Consider the problems around refugees and immigration. This country has had a huge influx of people looking for a better life. It has been going on for decades. Many of these immigrants are poor – not the best and brightest. Some of them come in legally, but many have snuck in by way of Canada. They do not assimilate to American culture. They have a foreign religion and worship among themselves, reciting prayers in a foreign tongue. When they speak English at all, it’s broken and with a heavy accent. Many of them are criminals and are involved in street gangs. Specifically, I want to talk about the ones who joined our military only to betray their sacred oath and join members of their foreign religion to wage war against the United States. I’m talking, of course, about the Irish-American military deserters who formed St. Patrick’s Battalion and took up arms against the United States.
Following the Great Famine, thousands of Irish emigrated to the United States seeking a better life. Lacking land and money, many joined the American Army. These foreign soldiers faced discrimination and abuse on account of their foreign origin and Catholic religion. In 1846, when the United States began a war of territorial expansion against Mexico, an Irishman, John Riley (born Seán Ó Raghailligh in County Galway) organized Irish deserters into a unit of the Mexican Army, the San Patricios. They fought under the flag of the Irish Harp and fought against the United States in the Mexican-American War. While the Irish San Patricios were renowned in Mexico for their bravery, the United States ultimately won the war, seizing Texas and northern Mexico.
Irish Catholic immigrants fought in a declared war against the United States as part of a foreign army. Those involved lived in Mexican exile or were punished in courts martial. Those deserters who were captured were branded – literally branded with hot iron – as traitors and hanged.

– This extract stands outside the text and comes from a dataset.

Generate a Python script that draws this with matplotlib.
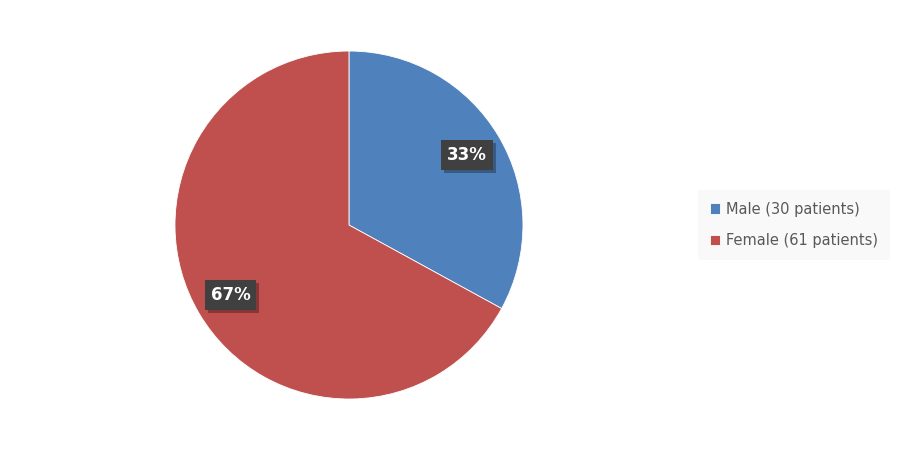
import matplotlib.pyplot as plt
import matplotlib.patheffects as pe

labels = ['Male (30 patients)', 'Female (61 patients)']
counts = [30, 61]
colors = ['#4F81BD', '#C0504D']

fig = plt.figure(figsize=(9, 4.5), dpi=100)
ax = fig.add_axes([0.1944, 0.1133, 0.3867, 0.7733])

wedges, texts, autotexts = ax.pie(
    counts, colors=colors, startangle=90, counterclock=False,
    autopct='%1.0f%%', pctdistance=0.79,
    wedgeprops=dict(edgecolor='white', linewidth=0.6))
ax.set_xlim(-1, 1)
ax.set_ylim(-1, 1)
ax.set_aspect('equal')

for t in autotexts:
    t.set_color('white')
    t.set_fontsize(12)
    t.set_fontweight('bold')
    t.set_bbox(dict(boxstyle='square,pad=0.35', facecolor='#404040', edgecolor='none'))
    t.get_bbox_patch().set_path_effects([
        pe.SimplePatchShadow(offset=(2, -2), shadow_rgbFace='black', alpha=0.3),
        pe.Normal()])

leg = fig.legend(wedges, labels, loc='center left', bbox_to_anchor=(0.768, 0.5),
                 frameon=True, fontsize=10.5, handlelength=0.7, handleheight=0.7,
                 handletextpad=0.4, labelspacing=1.15, borderpad=0.8)
leg.get_frame().set_facecolor('#f8f8f8')
leg.get_frame().set_edgecolor('none')
for txt in leg.get_texts():
    txt.set_color('#595959')

fig.savefig('out.png', dpi=100)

Relevant today is what didn’t happen: Loyal Americans of Irish origin were not rounded up and deported. There was no blanket ban on Irish or Catholic immigration. Their children grew up as Americans. They adopted American values and American accents. They ascended to the highest levels of success in both business and government. An Irish-American president is commemorated on the fifty cent coin. Today in the United States, if those Irish deserters are remembered at all, they are celebrated in song and film.
Assimilation does not happen over the course of a single night. But for many of us of Irish ancestry, we choose not to remember the difficulties our ancestors faced in integrating into American culture. We pretend that our people were model citizens and not at all like those immigrants today from Mexico or Syria who cause trouble. But the hard truth is moving to another country is a difficult transition for anyone. The same forces of nativism and alienation that tormented my Irish ancestors in the 1840s are faced by the current generation of immigrants.
In fact, the discrimination immigrants face today is far more overt. Today’s discrimination is sanctioned by our government. The president has issued executive orders banning immigration into this country according to religion. He has proposed a massive slash in government services in order to finance a giant wall to keep other immigrants out. Families are being split up and immigrants are being deported for seeking medical care, for practicing their religion, for speaking out. Even American citizens are being detained at the border for no reason apart from their religious beliefs. None of these have raised an army battalion. None of them deserve this treatment. This nation is founded on the belief that all people have an equal right to liberty and justice. We’ve always had a hard time living up to those ideals. But in 2017, more than any time since the abolition of slavery, we are failing spectacularly.